When they leave Earth they leave religion, too. The last thing the representatives of mainstream faiths do is smooth out the transition and aid the few people chosen to get to the spaceships, by distracting everybody else.

Mars at first means nothing but work, every day and intensively, for survival. In time, though, it becomes clear that not everybody who was brought along was a great choice. There are budding power brokers and dictators and it isn't long before there's corruption, hastened along by the invention of money.

And this after so many other conventions, of thought, religion, marriage, dress, were left behind!

Did J. G. Ballard encounter this book? A sequence of a massively destructive storm on Mars anticipates parts of his first novel (which he was very determined to disown), The Wind from Nowhere. An earlier passage detailing the Earth's destruction also seems in sympathy.

If you like this sort of thing and you don't mind surfing the waves of 1950s attitudes and assumptions about various things, then this book is highly recommended.

The Transposed Man is an entirely different story, in every possible way. While One in Three Hundred pursued a fairly simple story in a procedural sort of way and easily brought to life about a twenty different characters who all seemed like they could be real people, at least if you didn't dig too deeply into it, The Transposed Man is all action and practically no character at all.

What the hell is going on here anyway? Our narrator is apparently a spy, saboteur, secret agent and terrorist for the Meks, the Society of Mechanists. And what is it they want? I'm not really sure. Something about using science to destroy anything that's not science maybe? And the rest of civilization, the opposition to the Meks, I'm not sure what they want either.

But I suppose it could be seen as an inversion of Alphaville, where an IBM agent is infiltrating the world of Tarzan instead of the other way around. As one Mek agents puts it, before the main character interrupts him: "The Society of Mechanists is dedicated to science and progress. The barrier is the FedGov's insistence on catering to the prejudices and emotions of the mob; the authorities' refusal to accept the counsel of superior minds—".

But it moves along so quickly and bombards the reader with so much sci-fi futuristic mumbo jumbo that it hardly seems to matter.
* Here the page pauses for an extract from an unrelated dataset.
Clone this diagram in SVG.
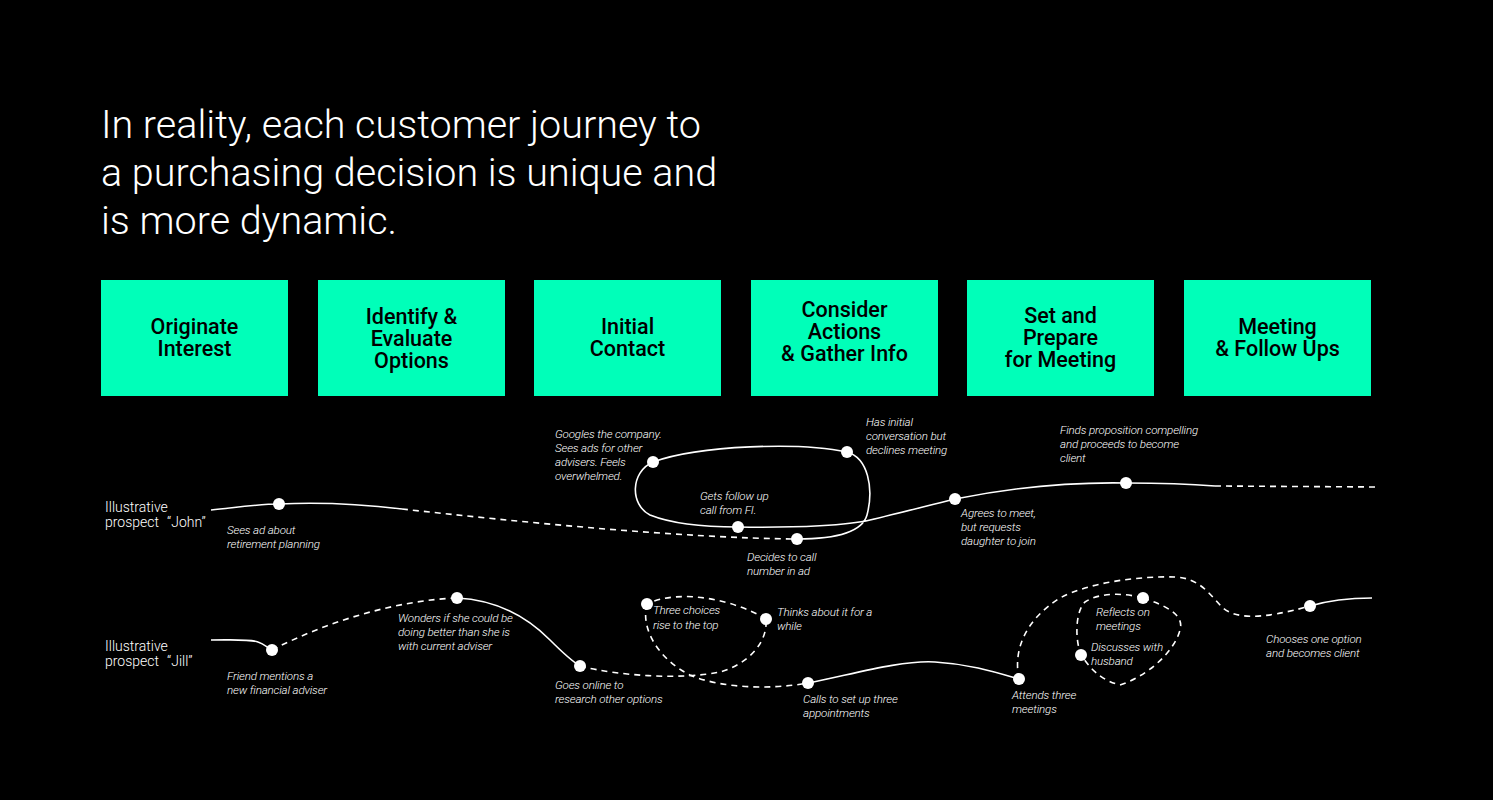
<svg xmlns="http://www.w3.org/2000/svg" width="1493" height="800" viewBox="0 0 1493 800">
<style>
.title{font-family:Roboto,"Liberation Sans",sans-serif;font-weight:300;font-size:39.5px;fill:#fff}
.box{fill:#00FFB9}
.bt{font-family:Roboto,"Liberation Sans",sans-serif;font-weight:500;font-size:21.5px;fill:#000;text-anchor:middle}
.who{font-family:Roboto,"Liberation Sans",sans-serif;font-weight:300;font-size:14px;fill:#fff}
.lbl{font-family:Roboto,"Liberation Sans",sans-serif;font-weight:300;font-style:italic;font-size:11.6px;fill:#fff;letter-spacing:-0.15px}
.solid{fill:none;stroke:#fff;stroke-width:1.6}
.dash{fill:none;stroke:#fff;stroke-width:1.6;stroke-dasharray:6 5}
.dot{fill:#fff}
</style>
<rect width="1493" height="800" fill="#000"/>
<text class="title"><tspan x="101" y="138">In reality, each customer journey to</tspan><tspan x="101" y="186">a purchasing decision is unique and</tspan><tspan x="101" y="234">is more dynamic.</tspan></text>

<g id="stage1"><rect class="box" x="101" y="280" width="187" height="116"/><text class="bt"><tspan x="194.5" y="334">Originate</tspan><tspan x="194.5" y="356">Interest</tspan></text></g>
<g id="stage2"><rect class="box" x="318" y="280" width="187" height="116"/><text class="bt"><tspan x="411.5" y="324">Identify &amp;</tspan><tspan x="411.5" y="346">Evaluate</tspan><tspan x="411.5" y="368">Options</tspan></text></g>
<g id="stage3"><rect class="box" x="534" y="280" width="187" height="116"/><text class="bt"><tspan x="627.5" y="334">Initial</tspan><tspan x="627.5" y="356">Contact</tspan></text></g>
<g id="stage4"><rect class="box" x="751" y="280" width="187" height="116"/><text class="bt"><tspan x="844.5" y="317">Consider</tspan><tspan x="844.5" y="339">Actions</tspan><tspan x="844.5" y="361">&amp; Gather Info</tspan></text></g>
<g id="stage5"><rect class="box" x="967" y="280" width="187" height="116"/><text class="bt"><tspan x="1060.5" y="323">Set and</tspan><tspan x="1060.5" y="345">Prepare</tspan><tspan x="1060.5" y="367">for Meeting</tspan></text></g>
<g id="stage6"><rect class="box" x="1184" y="280" width="187" height="116"/><text class="bt"><tspan x="1277.5" y="334">Meeting</tspan><tspan x="1277.5" y="356">&amp; Follow Ups</tspan></text></g>

<g id="connectors">
<path class="solid" d="M211,510 C240,507 260,504 279,504 C320,502 360,504 402,509"/>
<path class="dash" d="M402,509 C520,522 680,538 797,539"/>
<path class="solid" d="M797,539 C835,539 862,533 867,515 C874,488 868,458 847,452 C800,442 700,445 653,462 C630,472 630,505 650,515 C680,527 720,527 738,527 C800,528 850,525 870,520 C900,513 930,505 955,499 C1010,488 1070,482 1126,483 C1160,483 1190,484 1215,486"/>
<path class="dash" d="M1215,486 L1380,487"/>

<path class="solid" d="M211,640 C235,640 250,639 258,642 C264,644 268,648 272,650"/>
<path class="dash" d="M272,650 C330,620 400,600 457,598"/>
<path class="solid" d="M457,598 C500,600 530,620 550,640 C560,650 570,660 580,666"/>
<path class="dash" d="M580,666 C620,676 680,680 720,672 C745,665 768,645 766,619"/>
<path class="dash" d="M766,619 C735,600 680,588 647,604"/>
<path class="dash" d="M647,604 C640,630 660,660 690,675 C720,688 770,690 808,683"/>
<path class="solid" d="M808,683 C850,675 900,660 935,662 C970,664 995,672 1019,679"/>
<path class="dash" d="M1019,679 C1013,650 1025,620 1060,598 C1090,582 1140,576 1175,577 C1200,578 1210,595 1222,607 C1235,619 1260,620 1310,606"/>
<path class="solid" d="M1310,606 C1330,600 1350,598 1372,598"/>
<path class="dash" d="M1143,598 C1165,605 1185,615 1180,630 C1175,650 1150,675 1120,685 C1100,680 1090,668 1081,655 C1075,640 1075,612 1085,602 C1100,592 1125,593 1143,598 Z"/>
</g>

<g id="john">
<text class="who"><tspan x="105" y="512">Illustrative</tspan><tspan x="105" y="527">prospect</tspan><tspan dx="8">“John”</tspan></text>
<g id="j1"><circle class="dot" cx="279" cy="504" r="6"/><text class="lbl"><tspan x="227" y="534">Sees ad about</tspan><tspan x="227" y="548">retirement planning</tspan></text></g>
<g id="j2"><circle class="dot" cx="797" cy="539" r="6"/><text class="lbl"><tspan x="747" y="561">Decides to call</tspan><tspan x="747" y="575">number in ad</tspan></text></g>
<g id="j3"><circle class="dot" cx="847" cy="452" r="6"/><text class="lbl"><tspan x="866" y="426">Has initial</tspan><tspan x="866" y="440">conversation but</tspan><tspan x="866" y="454">declines meeting</tspan></text></g>
<g id="j4"><circle class="dot" cx="653" cy="462" r="6"/><text class="lbl"><tspan x="555" y="438">Googles the company.</tspan><tspan x="555" y="452">Sees ads for other</tspan><tspan x="555" y="466">advisers. Feels</tspan><tspan x="555" y="480">overwhelmed.</tspan></text></g>
<g id="j5"><circle class="dot" cx="738" cy="527" r="6"/><text class="lbl"><tspan x="700" y="500">Gets follow up</tspan><tspan x="700" y="514">call from FI.</tspan></text></g>
<g id="j6"><circle class="dot" cx="955" cy="499" r="6"/><text class="lbl"><tspan x="961" y="517">Agrees to meet,</tspan><tspan x="961" y="531">but requests</tspan><tspan x="961" y="545">daughter to join</tspan></text></g>
<g id="j7"><circle class="dot" cx="1126" cy="483" r="6"/><text class="lbl"><tspan x="1060" y="434">Finds proposition compelling</tspan><tspan x="1060" y="448">and proceeds to become</tspan><tspan x="1060" y="462">client</tspan></text></g>
</g>

<g id="jill">
<text class="who"><tspan x="105" y="651">Illustrative</tspan><tspan x="105" y="666">prospect</tspan><tspan dx="8">“Jill”</tspan></text>
<g id="l1"><circle class="dot" cx="272" cy="650" r="6"/><text class="lbl"><tspan x="227" y="680">Friend mentions a</tspan><tspan x="227" y="694">new financial adviser</tspan></text></g>
<g id="l2"><circle class="dot" cx="457" cy="598" r="6"/><text class="lbl"><tspan x="398" y="622">Wonders if she could be</tspan><tspan x="398" y="636">doing better than she is</tspan><tspan x="398" y="650">with current adviser</tspan></text></g>
<g id="l3"><circle class="dot" cx="580" cy="666" r="6"/><text class="lbl"><tspan x="555" y="689">Goes online to</tspan><tspan x="555" y="703">research other options</tspan></text></g>
<g id="l4"><circle class="dot" cx="647" cy="604" r="6"/><text class="lbl"><tspan x="653" y="614">Three choices</tspan><tspan x="653" y="629">rise to the top</tspan></text></g>
<g id="l5"><circle class="dot" cx="766" cy="619" r="6"/><text class="lbl"><tspan x="777" y="616">Thinks about it for a</tspan><tspan x="777" y="630">while</tspan></text></g>
<g id="l6"><circle class="dot" cx="808" cy="683" r="6"/><text class="lbl"><tspan x="803" y="703">Calls to set up three</tspan><tspan x="803" y="717">appointments</tspan></text></g>
<g id="l7"><circle class="dot" cx="1019" cy="679" r="6"/><text class="lbl"><tspan x="1012" y="699">Attends three</tspan><tspan x="1012" y="713">meetings</tspan></text></g>
<g id="l8"><circle class="dot" cx="1143" cy="598" r="6"/><text class="lbl"><tspan x="1096" y="616">Reflects on</tspan><tspan x="1096" y="630">meetings</tspan></text></g>
<g id="l9"><circle class="dot" cx="1081" cy="655" r="6"/><text class="lbl"><tspan x="1091" y="651">Discusses with</tspan><tspan x="1091" y="665">husband</tspan></text></g>
<g id="l10"><circle class="dot" cx="1310" cy="606" r="6"/><text class="lbl"><tspan x="1266" y="643">Chooses one option</tspan><tspan x="1266" y="657">and becomes client</tspan></text></g>
</g>
</svg>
Here, for example, is a simple description of a room: "tinted chromoid furnishings made less bleak by the sparkle of paradone insets, veldrene carpeting and Nacromean velvet drapes—a decor that combined triangularity with sleek Modarc curves.

None of those terms are ever explained and this kind of jargon is on almost every page.

"Someone put another coin in the musicord."

"I was looking at the perceptoscope's scanner screen."

"Over my shoulder, I glimpsed the man on top of the vanster swinging round his paragun."

"I took a light-bath and changed clothes, then went into the kitchen and scrambled together a quick lunch of sliced canna and gesk-meat sandwiches, washed down with a tube of foamy purple Venusian yar-beer."

The writing is actually really great throughout, though, quite imaginative and effectively indicating mood through small touches, the movement's of a character's hand, for instance. The author is especially good with atmosphere, whether it's a futuristic freak show or an abandoned radiation tunnel.

The main character can hop from one body to another using his pulsator and neurotrons. He does it quite a bit, too, reminding me a bit of the movie The Hidden.

But body hopping and impostors and mind control (also in this book) were themes to be found in a lot of science-fiction of the time: The Mind Thing, Invasion of the Body Snatchers, Invaders from Mars...

This is usually written off as Cold War communist anxiety but the enemy within could just as easily be the rise of automation and technology and industry and the subsequent rise of powerful industrialists who could wield such power that democracy itself and the "American way of life"...

There might not be a need to look outside the border for sources of fear. After all, in The President's Analyst, didn't the big villain turn out to be the phone company?